PostPosted: Wed Apr 20, 2005 9:34 am
by seabc
Once I set the Good Score above zero, I can see that the Bayesian Filters do work for email judged to be either good or junk. Now "good messages" have their junk scores reduced by a point, and junk messages have their scores increased by 100. Neither of these outcomes happened before I changed the Good Score to be something other than zero.

So it appears to me that the default settings, which include a Good Score of 0, produce the result of making Bayesian Filters not work (on my machine at least, with whatever else I may have done), for good messages or spam.

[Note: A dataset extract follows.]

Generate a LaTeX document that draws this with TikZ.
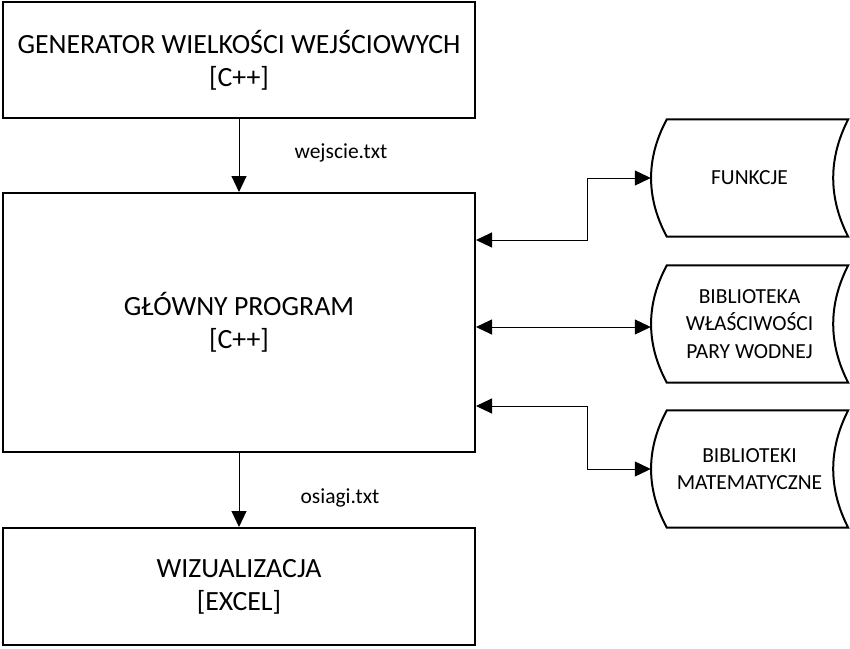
\documentclass[tikz,border=0pt]{standalone}
\usepackage{fontspec}
\setmainfont{Carlito}
\usetikzlibrary{arrows.meta,calc}
\begin{document}
\begin{tikzpicture}[x=1pt,y=-1pt,
 box/.style={draw, line width=2pt, minimum width=472pt, align=center, font=\fontsize{27.8}{33}\selectfont, inner sep=0pt},
 store/.style={minimum width=197pt, minimum height=117pt, align=center, font=\fontsize{21.5}{27.5}\selectfont, inner sep=0pt},
 storeline/.style={line width=2pt},
 lbl/.style={font=\fontsize{21.5}{26}\selectfont, inner sep=0pt},
 conn/.style={line width=1pt, -{Triangle[length=16pt,width=15pt]}},
 biconn/.style={line width=1pt, {Triangle[length=16pt,width=15pt]}-{Triangle[length=16pt,width=15pt]}},
]
\useasboundingbox (0,0) rectangle (850,648);
\node[box, minimum height=116pt] (g) at (239,60) {GENERATOR WIELKOŚCI WEJŚCIOWYCH\\{}[C++]};
\node[box, minimum height=259pt] (m) at (239,322.5) {GŁÓWNY PROGRAM\\{}[C++]};
\node[box, minimum height=117pt] (v) at (239,586.5) {WIZUALIZACJA\\{}[EXCEL]};

\node[store] (f) at (749.5,178) {FUNKCJE};
\node[store] (p) at (749.5,324) {BIBLIOTEKA\\WŁAŚCIWOŚCI\\PARY WODNEJ};
\node[store] (b) at (749.5,469) {BIBLIOTEKI\\MATEMATYCZNE};
\foreach \n in {f,p,b}{
  \draw[storeline] ($(\n.north west)+(16,0)$) -- (\n.north east)
    .. controls ($(\n.north east)+(-20,39)$) and ($(\n.south east)+(-20,-39)$) .. (\n.south east)
    -- ($(\n.south west)+(16,0)$)
    .. controls ($(\n.south west)+(-5,-39)$) and ($(\n.north west)+(-5,39)$) .. cycle;
}

\draw[conn] (g.south) -- (m.north);
\draw[conn] (m.south) -- (v.north);
\node[lbl] (l1) at (341,153) {wejscie.txt};
\node[lbl] (l2) at (340,498) {osiagi.txt};

\draw[biconn] ([yshift=82.5pt]m.east) -| ([xshift=-63pt]f.west) -- (f.west);
\draw[biconn] ([yshift=-3pt]p.west -| m.east) -- ([yshift=-3pt]p.west);
\draw[biconn] ([yshift=-83.5pt]m.east) -| ([xshift=-63pt]b.west) -- (b.west);
\end{tikzpicture}
\end{document}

PostPosted: Wed Apr 20, 2005 2:40 pm
by Michael
If you are using any of the non-bayesian junk mail filtering features of Poco (such as banned senders, banned subject, etc) you might want to examine the scores of the messages to see whether or not a score of 100 is appropriate for bayesian identified messages. This won't affect items that force mail to be classified as junk but it will affect items that are designed to designate mail as good (allowed senders, allowed receivers and negative scores in the junkbody.txt file). It will also affect any filters where you decease the junk score (or any scripts that do this).

PostPosted: Thu Apr 21, 2005 3:01 am
by seabc
Thanks for hellping me get this resolved.

Now that I have responded to what appears to be an undocumented feature in PM (no Bayesian filtering if the Good Score is set to zero), I am finding that nearly every email is being classified as good by Bayesian Filtering. My training has resulted in filters that pass almost everything. Is there a good, concise description of how best to train PM so I will get a positive contribution from Bayesian filtering?